FORT WORTH, Texas — Matt Kuchar finished a long Saturday at Colonial exhausted and still a stroke in front.
“This morning feels like a day ago,” Kuchar said. “It’s hard to believe it’s the same day.”
After making a 12-foot birdie putt at the par-3 16th hole, the same place where his day began at 7:13 a.m. to finish the suspended second round, Kuchar had two nifty par-savers to finish a 1-under 69 in the third round. He was at 11-under 199, one ahead of Graham DeLaet, Boo Weekley, Chris Stroud and Matt Every.
When the second round was suspended Friday night because of an approaching storm, Kuchar had just hit his tee shot at the par-3 16th. He resumed there early Saturday with a two-putt from about 40 feet. That was part of three quick pars to keep his one-stroke lead after two rounds, then he played in the final group that finished just after 5 p.m.
Kuchar made his go-ahead stroke in the third round at No. 16 — after falling behind by as many as two strokes — before his approach shot at the 379-yard 17th landed in a greenside bunker. He blasted to 13 feet and saved par before hooking his tee shot at No. 18 into the left rough. He found more tall grass near the green with his second shot before pitching inside 3 feet.
“To not give away a stroke and maintain a one-shot lead is a good position to be in. Everybody has got to come get me,” Kuchar said. “Not only a bunch of players, but a bunch of good players up there. … I’m looking forward to having the lead and seeing if I can maintain it, and my goal will be to grow the lead.”
Weekly, even with problems maintaining focus in his left eye, and Every shot third-round 66s. Stroud had a 67 and DeLaet, playing with Kuchar, had three back-nine bogeys before a birdie at No. 18 for a 69.
Ranked No. 13 in the world — the highest in the field — Kuchar started the third round with a birdie at the easy par-5 first hole. At the 458-yard third hole, his 8-foot birdie attempt rolled over the cup without falling, ending his streak of 34 consecutive made putts under 10 feet this week at Hogan’s Alley.
Kuchar missed another short one, a 5-foot par putt after blasting out of a greenside bunker at the seventh hole. He then missed the green on at the par-3 eighth and bogeyed again, putting him 9 under and two strokes behind DeLaet, the 31-year-old Canadian looking for his first PGA Tour victory.
“I felt like they were easy up-and-downs,” Kuchar said. “I was glad to bounce back.”
DeLaet was at 12 under after he and Kuchar both had birdies at the par-5 11th hole before his bogeys at Nos. 13, 14 and 17.
Kuchar won the WGC-Accenture Match Play in February, and will try Sunday to join Tiger Woods as the only multiple winners on the PGA Tour this season. Kuchar is a five-time winner, but never has won twice in the same season.
There could be a lot of competition in the final round at Colonial, where 12 players are within three strokes of the lead.

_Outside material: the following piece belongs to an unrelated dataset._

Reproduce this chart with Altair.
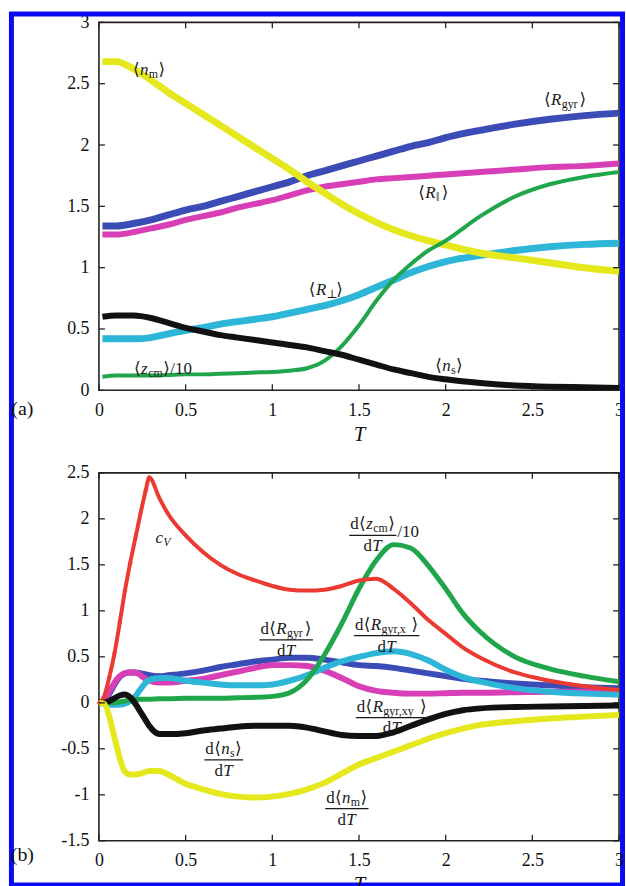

That dozen includes defending champion Zach Johnson, who also won in 2010, at 202.
Johnson shot 68, his 18th time under par his last 19 rounds at Hogan’s Alley. The lone exception being his closing 72 last year that included a two-stroke penalty. Five-time winner Ben Hogan is the only player to win Colonial more than twice.
“Certainly the confidence of playing well here is something I’m going to try to lean on,” Johnson said.
Weekley, who has won twice but not since 2008, had gotten to 10 under during his second round Friday when he made consecutive birdies after making his turn. But he had a late four-hole stretch with a double bogey and two bogeys. He was back at 10 under Saturday with consecutive birdies at Nos. 11 and 12, and was still there after an up-and-down finish.
“When we got done playing (Friday), I went out to the range and practiced a little bit and focused back on what we are here to do , and that’s win and play the best we can,” Weekley said.
There was a bogey at the 14th when he missed the fairway with his tee shot and the green with his approach, but he made a 6-foot birdie at No. 15. He missed a 5-foot par chance at No. 16, but finished with a birdie after his approach inside 3 feet at the closing hole.
After having problems reading greens in recent tournaments, Weekley this week went to doctor to have his left eye checked. But he still hasn’t found out what the problem is.
“I get like a real bad twitch when I’m trying to focus on something, especially staring down on the ball,” Weekley said. “It’s happened, I’d say probably 15-20 times so far this week.”
Even with that problem, he’s still got a chance to win.